Well, I did actually type out a looong blog the other day, but it was so long that after two days I hadn't finished it and then I had to reboot the computer (bad laptop owner, leaving laptop on standby for two days)...

It was a long blog of my life and basically how bloody marvellously it has turned out.

There were a couple of things that had me reflecting on the turn out of my life. Dave going to his thirty year highschool reunion on Saturday night was one. He finished highschool the year I started school, and I started school six months early (aged 4.5)... He looked very smart in his black drill pants (what else?), shiny new shoes, maroon and black vertically striped shirt and black tie (the woman at the men's clothing shop had tried to sell him a custard/tan tie, because apparently light coloured ties with dark shirts are the newest clothing "statement" for men, Dave reassured her his belly was more than enough statement for him)... There was one guy there dressed in a full suit but everyone else was apparently pretty casually dressed, so Dave was looking quite sharp in comparison. Not only that but his job (Graphic Designer/DTP) sounded very top notch too... AND then there was the fact, he had a wife 13 years younger than him, he'd never divorced, and he had three young boys. Overall he came off very successful, hahahaha! The guy who organised the night, his wife is four years younger than me, and 7.5 months pregnant with her first! So, he didn't have the youngest wife/family there, so he wasn't "weird" hahaha!...

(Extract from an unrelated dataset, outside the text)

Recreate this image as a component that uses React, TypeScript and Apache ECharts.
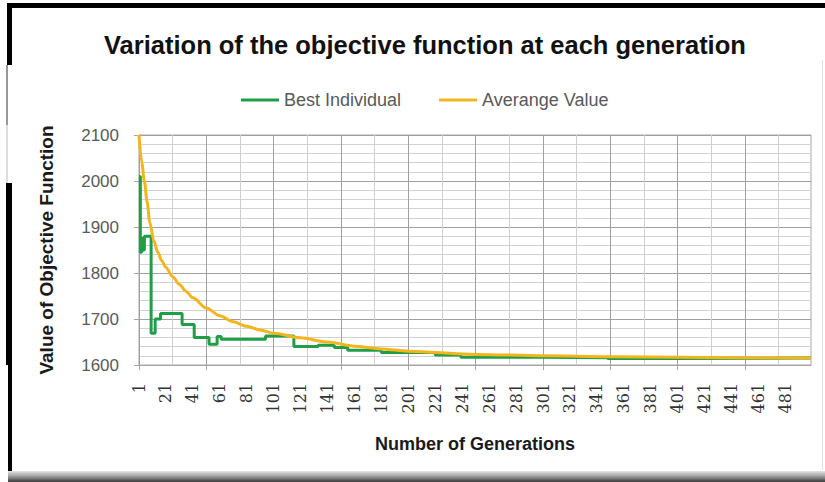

The other spark for reflectin was a post on AB featuring photos of members from their teens and posing the question, had life turned out as people expected. When I thought aobut it, I have everything I ever dreamed off. Then again, I never expected to get these things. I never made many plans for my life at all. So, to have found a life partner, had three kids, gone to Uni, even finished a Masters are all above and beyond my expectations. To have been published is just amazing to me.

In fact, after having Bryn, I went through a period of WHAT NOW? Because basically, I'd achieved more than I'd ever hoped to, and so I had nothing to strive for anymore (that's the problem with peaking early, rofl)...

Material things are very important to several of my friends, and I think that is perfectly valid. These things have never been terribly important to me. Mostly, I think, because I don't like that feeling of wanting something out of reach, so then I tend to try and shift my focus. Besides which, I've always believed if something was important enough to me, I would find a way of achieving it. I guess in a number of ways I have done that. I fought for my kids. I got the camera I always dreamed off, i got the laptop, the dryer, the dining suite. Yes, these things took planning, but I'm not adverse to a bit of planning if that's what it takes...

So, yeah my life ain't too shabby...

One of my fave sayings has always been, "Expect nothing, and you'll never be disappoint". I've been told it's a very negative saying, but I see it as very positive. Everything that happens to me is a blessing, and I never ask myself why me when things don't work out, because I don't expect things to be great all the time...

Hahahaha, this is reading very self-congratulatory, I know, but I suppose I just realised that my life is pretty great :D, certainly compared to what I dreamt for myself when I was a teenager...

Comments

Kristie said…
I try to live by the phrase no expectations no disappointments with regards to Tara. If I don't expect her to sleep through the night, I can't be disappointed if she doesn't - and can feel extra special about the times she does.

I find the phrase very positive... everything is a reward then!